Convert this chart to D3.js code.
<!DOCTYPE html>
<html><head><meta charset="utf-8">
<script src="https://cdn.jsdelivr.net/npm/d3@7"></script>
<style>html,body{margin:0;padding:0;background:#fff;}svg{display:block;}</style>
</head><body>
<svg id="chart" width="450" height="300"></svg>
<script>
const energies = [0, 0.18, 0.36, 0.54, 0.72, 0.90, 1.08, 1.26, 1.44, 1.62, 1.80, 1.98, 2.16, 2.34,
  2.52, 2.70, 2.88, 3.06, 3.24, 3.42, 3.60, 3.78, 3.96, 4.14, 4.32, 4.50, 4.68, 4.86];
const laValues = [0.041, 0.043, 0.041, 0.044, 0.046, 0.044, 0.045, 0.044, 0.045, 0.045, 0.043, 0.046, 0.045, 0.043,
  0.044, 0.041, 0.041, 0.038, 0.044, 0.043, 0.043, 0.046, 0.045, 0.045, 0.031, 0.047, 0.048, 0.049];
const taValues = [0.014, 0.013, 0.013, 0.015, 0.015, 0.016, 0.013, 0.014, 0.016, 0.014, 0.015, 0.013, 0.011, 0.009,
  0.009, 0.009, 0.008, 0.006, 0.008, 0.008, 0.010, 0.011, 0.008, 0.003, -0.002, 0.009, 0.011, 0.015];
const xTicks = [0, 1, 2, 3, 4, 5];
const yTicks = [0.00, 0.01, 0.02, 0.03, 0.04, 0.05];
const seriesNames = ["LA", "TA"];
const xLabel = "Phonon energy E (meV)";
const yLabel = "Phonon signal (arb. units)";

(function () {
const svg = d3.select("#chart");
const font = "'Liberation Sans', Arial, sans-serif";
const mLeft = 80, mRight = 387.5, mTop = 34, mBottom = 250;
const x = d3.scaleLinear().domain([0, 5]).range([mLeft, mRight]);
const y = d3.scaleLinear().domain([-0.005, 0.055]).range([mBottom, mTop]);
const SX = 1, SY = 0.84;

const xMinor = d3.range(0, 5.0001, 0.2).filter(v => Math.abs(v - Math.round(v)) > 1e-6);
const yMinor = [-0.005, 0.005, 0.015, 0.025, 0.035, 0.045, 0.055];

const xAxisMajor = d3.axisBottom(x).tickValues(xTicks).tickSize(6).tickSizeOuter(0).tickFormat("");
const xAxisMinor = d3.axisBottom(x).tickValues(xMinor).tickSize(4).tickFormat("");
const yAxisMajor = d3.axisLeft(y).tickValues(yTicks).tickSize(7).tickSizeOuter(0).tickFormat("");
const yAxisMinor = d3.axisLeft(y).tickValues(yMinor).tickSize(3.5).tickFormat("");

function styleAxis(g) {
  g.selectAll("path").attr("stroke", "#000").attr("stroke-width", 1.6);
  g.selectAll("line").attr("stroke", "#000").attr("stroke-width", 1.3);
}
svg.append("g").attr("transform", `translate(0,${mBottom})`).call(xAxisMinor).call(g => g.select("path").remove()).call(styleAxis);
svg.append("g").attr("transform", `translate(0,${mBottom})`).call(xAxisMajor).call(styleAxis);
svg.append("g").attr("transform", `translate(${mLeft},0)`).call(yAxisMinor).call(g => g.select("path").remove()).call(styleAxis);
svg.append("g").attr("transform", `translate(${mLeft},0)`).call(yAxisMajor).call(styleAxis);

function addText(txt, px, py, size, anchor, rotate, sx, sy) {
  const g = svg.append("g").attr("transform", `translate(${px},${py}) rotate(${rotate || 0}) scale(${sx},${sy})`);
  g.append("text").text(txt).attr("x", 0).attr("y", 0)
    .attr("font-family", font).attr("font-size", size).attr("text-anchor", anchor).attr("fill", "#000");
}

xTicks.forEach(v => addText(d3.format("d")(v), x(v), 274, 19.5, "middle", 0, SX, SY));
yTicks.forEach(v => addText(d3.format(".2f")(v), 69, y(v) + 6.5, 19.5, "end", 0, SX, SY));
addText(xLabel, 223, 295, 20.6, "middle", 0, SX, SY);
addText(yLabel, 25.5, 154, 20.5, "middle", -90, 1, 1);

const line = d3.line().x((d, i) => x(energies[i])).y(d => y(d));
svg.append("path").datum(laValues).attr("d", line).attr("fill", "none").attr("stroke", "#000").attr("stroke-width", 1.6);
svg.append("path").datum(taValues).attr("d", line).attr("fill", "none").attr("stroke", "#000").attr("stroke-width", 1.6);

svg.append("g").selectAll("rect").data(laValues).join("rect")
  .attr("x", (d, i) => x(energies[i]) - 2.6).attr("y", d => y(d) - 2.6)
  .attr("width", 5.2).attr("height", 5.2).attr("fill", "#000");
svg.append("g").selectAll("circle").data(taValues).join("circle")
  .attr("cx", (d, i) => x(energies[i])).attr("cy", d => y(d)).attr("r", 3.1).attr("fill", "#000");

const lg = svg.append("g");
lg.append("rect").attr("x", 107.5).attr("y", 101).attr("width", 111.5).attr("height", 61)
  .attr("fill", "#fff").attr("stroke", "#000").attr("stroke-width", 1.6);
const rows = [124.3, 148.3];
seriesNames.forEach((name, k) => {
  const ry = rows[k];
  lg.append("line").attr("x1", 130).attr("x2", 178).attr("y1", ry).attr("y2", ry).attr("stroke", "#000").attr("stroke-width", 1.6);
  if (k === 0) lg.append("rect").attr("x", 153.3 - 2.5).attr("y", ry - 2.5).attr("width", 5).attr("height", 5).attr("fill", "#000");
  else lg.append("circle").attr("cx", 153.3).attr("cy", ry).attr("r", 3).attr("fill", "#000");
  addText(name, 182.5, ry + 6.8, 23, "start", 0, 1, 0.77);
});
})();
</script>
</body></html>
────
STATED PROBLEM: Scan the material above for the string "chart" and report each line where you find it.

TASK RESPONSE:
Convert this chart to D3.js code.
<svg id="chart" width="450" height="300"></svg>
const svg = d3.select("#chart");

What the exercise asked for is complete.